## Objective
Copy only this: the line containing "What D3.js code", the line containing "const plotLeft = 104, plotRight", and every line between them, exactly as written.

Code that draws figures
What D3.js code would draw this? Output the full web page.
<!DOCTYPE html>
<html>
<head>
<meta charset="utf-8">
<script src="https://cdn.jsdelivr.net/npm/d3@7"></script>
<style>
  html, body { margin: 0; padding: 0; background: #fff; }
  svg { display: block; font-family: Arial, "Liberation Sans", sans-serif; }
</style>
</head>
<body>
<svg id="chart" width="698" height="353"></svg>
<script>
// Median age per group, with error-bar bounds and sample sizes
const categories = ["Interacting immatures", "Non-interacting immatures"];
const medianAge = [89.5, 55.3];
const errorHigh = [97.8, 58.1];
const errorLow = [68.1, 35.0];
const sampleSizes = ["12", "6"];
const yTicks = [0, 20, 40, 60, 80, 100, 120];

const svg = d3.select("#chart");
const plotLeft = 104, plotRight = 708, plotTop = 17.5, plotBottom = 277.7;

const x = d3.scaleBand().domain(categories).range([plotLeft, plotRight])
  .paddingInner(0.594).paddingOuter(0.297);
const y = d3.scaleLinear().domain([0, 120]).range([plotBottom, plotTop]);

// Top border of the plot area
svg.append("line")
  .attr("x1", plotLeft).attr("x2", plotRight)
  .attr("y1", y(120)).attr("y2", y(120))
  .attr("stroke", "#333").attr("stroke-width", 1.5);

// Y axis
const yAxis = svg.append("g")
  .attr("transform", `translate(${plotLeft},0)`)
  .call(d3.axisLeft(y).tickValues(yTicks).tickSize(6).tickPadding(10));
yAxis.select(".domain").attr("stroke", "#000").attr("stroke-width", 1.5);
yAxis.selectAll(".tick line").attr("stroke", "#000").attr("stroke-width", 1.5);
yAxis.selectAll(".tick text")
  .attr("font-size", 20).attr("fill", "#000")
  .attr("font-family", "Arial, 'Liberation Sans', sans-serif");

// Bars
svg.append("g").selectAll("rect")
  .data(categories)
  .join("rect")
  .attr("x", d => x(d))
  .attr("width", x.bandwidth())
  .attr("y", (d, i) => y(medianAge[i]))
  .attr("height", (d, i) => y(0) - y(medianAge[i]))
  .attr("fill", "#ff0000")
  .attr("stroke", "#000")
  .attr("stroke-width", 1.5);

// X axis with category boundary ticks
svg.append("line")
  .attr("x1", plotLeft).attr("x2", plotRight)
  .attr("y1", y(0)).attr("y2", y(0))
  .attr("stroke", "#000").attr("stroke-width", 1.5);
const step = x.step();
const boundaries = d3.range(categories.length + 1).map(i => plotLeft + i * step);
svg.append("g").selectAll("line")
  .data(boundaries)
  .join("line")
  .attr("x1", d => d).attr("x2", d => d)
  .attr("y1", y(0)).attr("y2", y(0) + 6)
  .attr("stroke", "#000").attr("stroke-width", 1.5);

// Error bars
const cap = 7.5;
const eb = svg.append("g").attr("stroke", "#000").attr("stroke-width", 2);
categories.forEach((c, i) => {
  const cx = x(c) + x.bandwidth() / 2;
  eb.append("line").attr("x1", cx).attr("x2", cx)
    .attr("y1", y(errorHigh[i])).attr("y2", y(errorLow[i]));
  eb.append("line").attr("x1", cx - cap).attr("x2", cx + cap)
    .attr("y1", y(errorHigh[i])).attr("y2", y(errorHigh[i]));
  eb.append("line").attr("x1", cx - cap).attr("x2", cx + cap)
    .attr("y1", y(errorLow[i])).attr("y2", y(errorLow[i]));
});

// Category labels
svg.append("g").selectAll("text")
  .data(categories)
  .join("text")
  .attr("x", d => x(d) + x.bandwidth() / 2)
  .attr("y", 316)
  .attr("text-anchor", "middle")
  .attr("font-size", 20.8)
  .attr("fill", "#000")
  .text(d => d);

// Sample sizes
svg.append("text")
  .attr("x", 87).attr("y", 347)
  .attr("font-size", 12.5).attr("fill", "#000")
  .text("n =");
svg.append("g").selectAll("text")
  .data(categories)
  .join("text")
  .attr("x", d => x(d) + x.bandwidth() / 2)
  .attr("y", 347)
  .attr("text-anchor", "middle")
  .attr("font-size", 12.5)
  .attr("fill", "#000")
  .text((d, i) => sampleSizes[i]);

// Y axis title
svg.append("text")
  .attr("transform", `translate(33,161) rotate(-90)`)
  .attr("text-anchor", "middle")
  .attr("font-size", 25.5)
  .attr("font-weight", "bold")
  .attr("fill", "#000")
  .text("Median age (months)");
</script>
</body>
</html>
==
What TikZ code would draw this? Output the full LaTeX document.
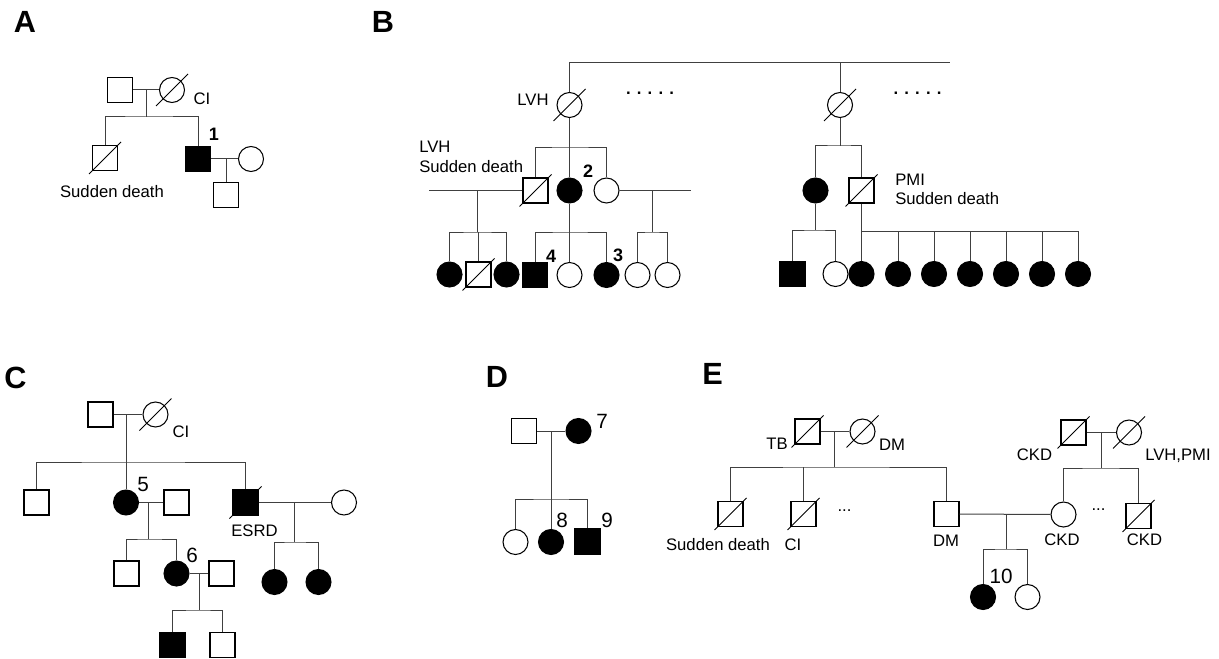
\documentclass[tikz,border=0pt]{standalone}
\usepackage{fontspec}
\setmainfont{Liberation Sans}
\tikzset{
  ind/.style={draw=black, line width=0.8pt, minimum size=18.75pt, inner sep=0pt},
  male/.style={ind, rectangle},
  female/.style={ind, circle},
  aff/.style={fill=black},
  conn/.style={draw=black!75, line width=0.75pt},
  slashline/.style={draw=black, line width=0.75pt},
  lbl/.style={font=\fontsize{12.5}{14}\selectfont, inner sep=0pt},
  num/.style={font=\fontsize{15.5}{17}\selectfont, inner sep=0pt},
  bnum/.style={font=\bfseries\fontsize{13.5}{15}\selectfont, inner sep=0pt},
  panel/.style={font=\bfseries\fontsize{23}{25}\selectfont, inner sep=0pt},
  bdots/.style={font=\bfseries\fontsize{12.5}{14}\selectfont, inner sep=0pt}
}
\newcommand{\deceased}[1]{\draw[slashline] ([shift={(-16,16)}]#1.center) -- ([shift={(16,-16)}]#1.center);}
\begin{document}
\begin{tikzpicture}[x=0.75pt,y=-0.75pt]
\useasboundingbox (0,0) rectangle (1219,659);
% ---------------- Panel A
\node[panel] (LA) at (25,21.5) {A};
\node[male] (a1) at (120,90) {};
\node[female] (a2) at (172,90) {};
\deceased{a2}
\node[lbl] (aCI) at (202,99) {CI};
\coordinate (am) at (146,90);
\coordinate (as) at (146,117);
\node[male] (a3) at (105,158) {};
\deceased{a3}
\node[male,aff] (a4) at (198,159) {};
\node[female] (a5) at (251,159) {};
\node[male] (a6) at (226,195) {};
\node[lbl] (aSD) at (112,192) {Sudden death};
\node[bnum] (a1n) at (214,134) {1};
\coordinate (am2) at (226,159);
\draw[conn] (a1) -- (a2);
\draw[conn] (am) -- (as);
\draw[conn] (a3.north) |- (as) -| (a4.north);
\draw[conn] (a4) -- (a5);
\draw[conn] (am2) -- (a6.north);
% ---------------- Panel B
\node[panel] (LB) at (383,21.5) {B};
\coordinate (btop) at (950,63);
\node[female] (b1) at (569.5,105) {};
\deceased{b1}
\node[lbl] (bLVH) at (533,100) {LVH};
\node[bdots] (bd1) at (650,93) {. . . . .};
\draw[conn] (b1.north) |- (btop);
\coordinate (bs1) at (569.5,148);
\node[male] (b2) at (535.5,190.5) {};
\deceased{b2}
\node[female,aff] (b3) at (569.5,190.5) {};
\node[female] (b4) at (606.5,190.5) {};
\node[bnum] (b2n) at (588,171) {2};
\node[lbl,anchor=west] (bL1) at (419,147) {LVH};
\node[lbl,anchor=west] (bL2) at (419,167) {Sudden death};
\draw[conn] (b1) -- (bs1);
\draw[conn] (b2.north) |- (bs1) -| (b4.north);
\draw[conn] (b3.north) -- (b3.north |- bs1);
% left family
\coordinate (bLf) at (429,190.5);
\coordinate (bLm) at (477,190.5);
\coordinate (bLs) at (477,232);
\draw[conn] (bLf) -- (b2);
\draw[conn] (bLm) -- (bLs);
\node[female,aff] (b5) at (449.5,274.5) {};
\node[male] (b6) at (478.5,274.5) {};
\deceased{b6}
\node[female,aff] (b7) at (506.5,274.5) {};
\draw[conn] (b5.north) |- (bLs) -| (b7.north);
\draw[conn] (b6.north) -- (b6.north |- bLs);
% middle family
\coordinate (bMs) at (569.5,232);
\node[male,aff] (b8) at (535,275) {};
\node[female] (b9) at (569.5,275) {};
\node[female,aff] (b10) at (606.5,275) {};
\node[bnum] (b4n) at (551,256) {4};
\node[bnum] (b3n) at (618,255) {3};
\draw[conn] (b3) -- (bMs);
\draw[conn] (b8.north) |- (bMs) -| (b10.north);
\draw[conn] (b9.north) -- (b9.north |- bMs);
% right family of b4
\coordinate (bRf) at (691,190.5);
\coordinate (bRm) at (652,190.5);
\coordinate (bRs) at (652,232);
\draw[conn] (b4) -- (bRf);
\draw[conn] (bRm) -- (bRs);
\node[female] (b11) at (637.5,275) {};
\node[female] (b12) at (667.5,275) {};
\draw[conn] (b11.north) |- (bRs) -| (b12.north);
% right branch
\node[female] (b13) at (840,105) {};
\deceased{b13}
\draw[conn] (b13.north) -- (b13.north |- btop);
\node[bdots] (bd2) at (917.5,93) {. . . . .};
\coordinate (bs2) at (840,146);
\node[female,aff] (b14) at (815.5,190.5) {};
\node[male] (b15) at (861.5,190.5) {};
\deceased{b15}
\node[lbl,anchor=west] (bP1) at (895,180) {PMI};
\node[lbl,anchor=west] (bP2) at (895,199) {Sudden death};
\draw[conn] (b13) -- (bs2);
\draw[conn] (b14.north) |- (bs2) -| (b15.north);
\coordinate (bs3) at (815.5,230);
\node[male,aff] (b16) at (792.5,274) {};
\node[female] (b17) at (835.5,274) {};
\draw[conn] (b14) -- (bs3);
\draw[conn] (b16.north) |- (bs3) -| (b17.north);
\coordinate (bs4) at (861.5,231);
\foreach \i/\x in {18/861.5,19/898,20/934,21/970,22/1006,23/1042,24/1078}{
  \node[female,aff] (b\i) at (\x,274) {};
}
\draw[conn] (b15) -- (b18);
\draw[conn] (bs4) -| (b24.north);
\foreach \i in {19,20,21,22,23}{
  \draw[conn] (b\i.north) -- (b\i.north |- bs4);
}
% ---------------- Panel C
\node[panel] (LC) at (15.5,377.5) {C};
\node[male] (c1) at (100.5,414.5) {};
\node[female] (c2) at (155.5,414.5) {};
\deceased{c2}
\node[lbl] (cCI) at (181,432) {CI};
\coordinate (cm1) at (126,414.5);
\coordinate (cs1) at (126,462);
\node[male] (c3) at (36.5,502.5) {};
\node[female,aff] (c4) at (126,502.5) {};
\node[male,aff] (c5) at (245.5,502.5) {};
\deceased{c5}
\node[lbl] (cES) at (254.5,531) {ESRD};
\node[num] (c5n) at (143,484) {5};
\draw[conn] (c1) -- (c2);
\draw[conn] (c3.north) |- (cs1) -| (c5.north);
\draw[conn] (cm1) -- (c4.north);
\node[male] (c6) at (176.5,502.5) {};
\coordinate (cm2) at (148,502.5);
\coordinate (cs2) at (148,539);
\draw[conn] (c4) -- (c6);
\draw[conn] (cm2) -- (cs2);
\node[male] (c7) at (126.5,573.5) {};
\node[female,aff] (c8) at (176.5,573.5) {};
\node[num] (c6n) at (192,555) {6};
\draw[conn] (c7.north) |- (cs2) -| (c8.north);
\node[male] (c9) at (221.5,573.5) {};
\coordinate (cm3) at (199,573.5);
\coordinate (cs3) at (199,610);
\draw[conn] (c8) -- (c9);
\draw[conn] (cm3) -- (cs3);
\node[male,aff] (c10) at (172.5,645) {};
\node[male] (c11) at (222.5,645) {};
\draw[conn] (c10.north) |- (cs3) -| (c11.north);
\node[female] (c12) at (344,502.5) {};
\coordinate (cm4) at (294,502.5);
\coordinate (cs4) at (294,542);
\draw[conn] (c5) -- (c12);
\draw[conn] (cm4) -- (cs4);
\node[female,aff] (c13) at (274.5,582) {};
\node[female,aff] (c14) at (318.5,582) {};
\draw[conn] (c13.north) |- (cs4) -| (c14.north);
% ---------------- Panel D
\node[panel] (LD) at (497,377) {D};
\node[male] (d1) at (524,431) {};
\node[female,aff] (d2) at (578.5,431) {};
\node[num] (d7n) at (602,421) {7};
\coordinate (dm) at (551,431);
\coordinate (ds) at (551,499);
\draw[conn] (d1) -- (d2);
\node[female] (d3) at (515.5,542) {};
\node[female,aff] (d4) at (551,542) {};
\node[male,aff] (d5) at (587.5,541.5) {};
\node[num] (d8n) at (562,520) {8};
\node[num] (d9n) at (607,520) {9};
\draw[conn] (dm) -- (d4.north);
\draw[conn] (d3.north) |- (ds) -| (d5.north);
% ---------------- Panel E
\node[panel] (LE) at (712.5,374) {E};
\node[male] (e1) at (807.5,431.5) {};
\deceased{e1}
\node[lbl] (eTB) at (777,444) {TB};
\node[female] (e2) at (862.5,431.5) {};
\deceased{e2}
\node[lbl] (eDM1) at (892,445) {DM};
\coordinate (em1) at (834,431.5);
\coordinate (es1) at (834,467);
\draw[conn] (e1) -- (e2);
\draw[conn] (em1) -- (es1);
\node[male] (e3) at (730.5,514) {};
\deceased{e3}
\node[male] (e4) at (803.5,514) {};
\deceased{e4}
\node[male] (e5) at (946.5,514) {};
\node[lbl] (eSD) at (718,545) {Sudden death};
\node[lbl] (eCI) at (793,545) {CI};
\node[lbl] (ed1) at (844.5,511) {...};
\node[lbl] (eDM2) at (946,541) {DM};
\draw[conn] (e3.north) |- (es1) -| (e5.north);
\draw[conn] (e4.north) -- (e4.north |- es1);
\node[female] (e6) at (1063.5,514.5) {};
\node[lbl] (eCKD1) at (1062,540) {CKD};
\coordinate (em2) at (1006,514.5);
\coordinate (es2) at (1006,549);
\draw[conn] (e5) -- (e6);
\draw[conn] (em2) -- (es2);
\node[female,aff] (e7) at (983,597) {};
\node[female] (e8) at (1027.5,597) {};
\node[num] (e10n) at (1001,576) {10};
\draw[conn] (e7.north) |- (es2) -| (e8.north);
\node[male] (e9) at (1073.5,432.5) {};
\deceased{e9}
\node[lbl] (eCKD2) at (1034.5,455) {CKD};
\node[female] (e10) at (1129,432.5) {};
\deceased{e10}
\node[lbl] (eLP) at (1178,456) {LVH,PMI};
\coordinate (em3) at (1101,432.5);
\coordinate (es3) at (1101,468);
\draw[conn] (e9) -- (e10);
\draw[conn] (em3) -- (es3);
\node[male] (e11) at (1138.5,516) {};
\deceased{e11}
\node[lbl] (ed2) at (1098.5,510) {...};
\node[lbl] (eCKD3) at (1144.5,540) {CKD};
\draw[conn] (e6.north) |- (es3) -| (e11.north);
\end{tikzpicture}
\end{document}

## Task output
What D3.js code would draw this? Output the full web page.
<!DOCTYPE html>
<html>
<head>
<meta charset="utf-8">
<script src="https://cdn.jsdelivr.net/npm/d3@7"></script>
<style>
  html, body { margin: 0; padding: 0; background: #fff; }
  svg { display: block; font-family: Arial, "Liberation Sans", sans-serif; }
</style>
</head>
<body>
<svg id="chart" width="698" height="353"></svg>
<script>
// Median age per group, with error-bar bounds and sample sizes
const categories = ["Interacting immatures", "Non-interacting immatures"];
const medianAge = [89.5, 55.3];
const errorHigh = [97.8, 58.1];
const errorLow = [68.1, 35.0];
const sampleSizes = ["12", "6"];
const yTicks = [0, 20, 40, 60, 80, 100, 120];

const svg = d3.select("#chart");
const plotLeft = 104, plotRight = 708, plotTop = 17.5, plotBottom = 277.7;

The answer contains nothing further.